もうちょっと猟奇的なものを想像していたんですが、表紙のイメージと同じでどことなく綺麗な印象を受けました。
ま、主人公は自分を人間のくずだと思い込んでいて、自分の人生には何の意味もないと思っているんですが。それを考えると、綺麗という言葉は主人公には不本意でしょう。主人公の独白を読む限りほんとにろくな人生送ってないな~という感じなんですが、どうも周りの目から見たら違うようです。周りはきっと、主人公が思い込んでいるほどの低評価は下してないと思うんですよね~。
あと、途中まで「ほんとにこの人は、死体を盗むほど彼女のことを好きだったんだろうか??」と思うほど淡々と彼女とのことを語ってますが、最後の最後で、やっぱり死ぬほど好きだったんだな~と思うことができました。 -
主人公を含めてどこかがおかしい登場人物。(一番おかしいのは主人公ですが) リアリティはないはずなのに、登場人物一人一人がもの凄く人間らしく見える不思議な作品でした。

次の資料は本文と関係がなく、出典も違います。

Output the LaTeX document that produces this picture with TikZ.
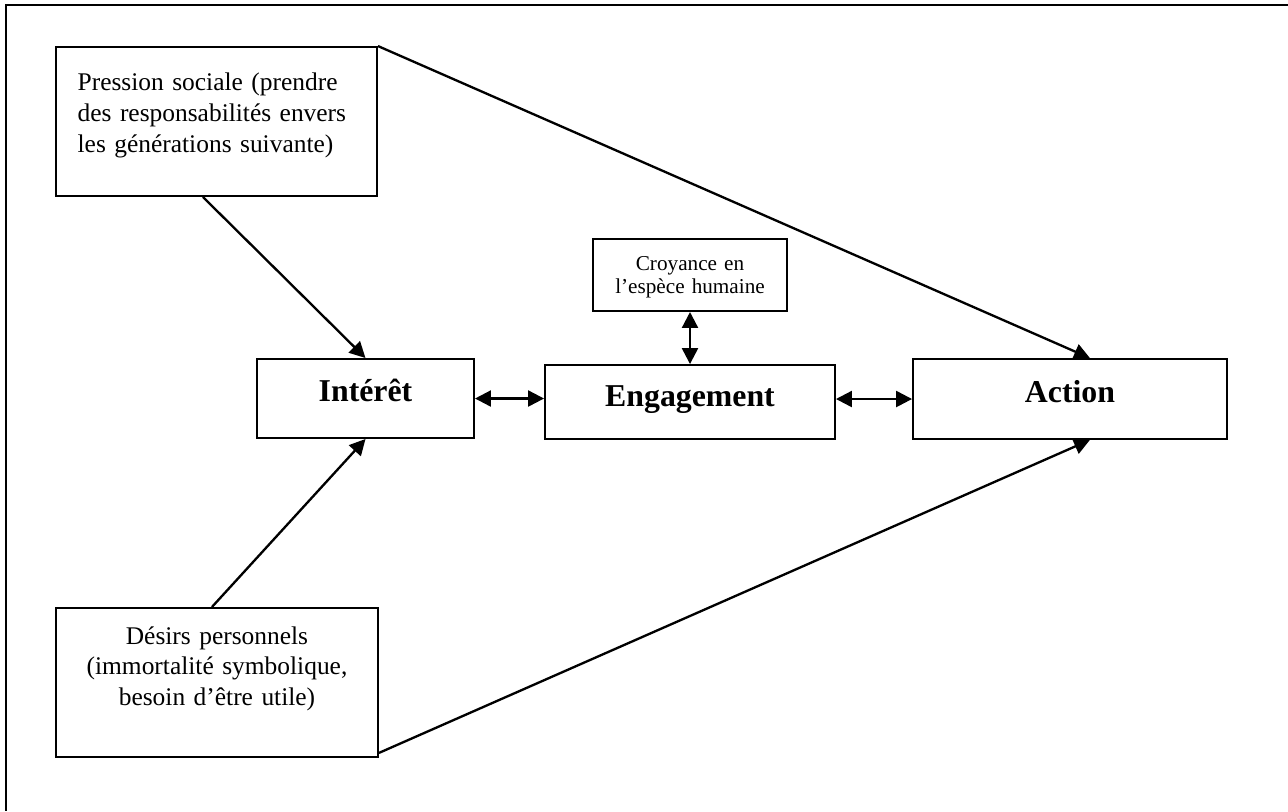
\documentclass[tikz,border=0pt]{standalone}
\usepackage{fontspec}
\setmainfont{Liberation Serif}
\usetikzlibrary{arrows.meta}

\begin{document}
\begin{tikzpicture}[x=0.4717pt, y=-0.4717pt, >={Triangle[length=7.5pt,width=7.5pt]},
  box/.style={draw, line width=0.9pt, inner sep=0pt},
  bigbox/.style={box, font=\fontsize{15}{18}\selectfont\bfseries, text height=10pt, text depth=7pt},
  link/.style={line width=1.1pt}]
 \useasboundingbox (0,0) rectangle (1288,811);
 \draw [line width=1.3pt] (1288,5) -- (6,5) -- (6,811);
 \begin {scope}
  \node [box, minimum width=151.4pt, minimum height=70.3pt, text width=131pt, align=left,
    font=\fontsize{12}{14.4}\selectfont, text height=9pt, text depth=37.8pt] (pression) at (216.5,121.5)
    {Pression sociale (prendre\\des responsabilités envers\\les générations suivante)};
  \node [box, minimum width=151.9pt, minimum height=70.3pt, text width=140pt, align=center,
    font=\fontsize{12}{14.6}\selectfont, text height=9pt, text depth=45.3pt] (desirs) at (217,682.5)
    {Désirs personnels\\(immortalité symbolique,\\besoin d’être utile)};
  \node [box, minimum width=91.5pt, minimum height=34pt, text width=85pt, align=center,
    font=\fontsize{10}{11.3}\selectfont, text height=7pt, text depth=11.7pt] (croyance) at (690,275)
    {Croyance en\\l’espèce humaine};
 \end {scope}
 \begin {scope}
  \node [bigbox, minimum width=102.4pt, minimum height=37.3pt] (interet) at (365.5,398.5) {Intérêt};
  \node [bigbox, minimum width=136.8pt, minimum height=34.9pt, text depth=6pt] (engagement) at (690,402) {Engagement};
  \node [bigbox, minimum width=148.1pt, minimum height=37.7pt] (action) at (1070,399) {Action};
 \end {scope}
 \draw [link, ->] ([xshift=-6.4pt]pression.south) -- (interet.north);
 \draw [link, ->] ([xshift=-2.4pt]desirs.north) -- (interet.south);
 \draw [link, ->] (pression.north east) -- ([xshift=9.4pt]action.north);
 \draw [link, ->] ([yshift=2.4pt]desirs.south east) -- ([xshift=9.4pt]action.south);
 \draw [link, <->] (interet.east) -- (interet.east -| engagement.west);
 \draw [link, <->] (engagement.east |- action.west) -- (action.west);
 \draw [link, <->] (croyance.south) -- (engagement.north);
\end{tikzpicture}
\end{document}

最後のシーンはあんなにおかしかった主人公がまともな人間になったということなのか、それともどんなにおかしくても人は人なんだ、ということを表してるのかなぁとか思いました。 多分両方共違うけどね。
161ページの最後から4行目のダジャレは最高に面白いと思います。このダジャレだけで私はお腹いっぱいです。これ書くためだけにこの作品書いたと言われても納得できるくらいのダジャレです。 -
タイトルのセンセーショナルさの割に、中身は普通だった。淡々とした文章がこの作家の持ち味。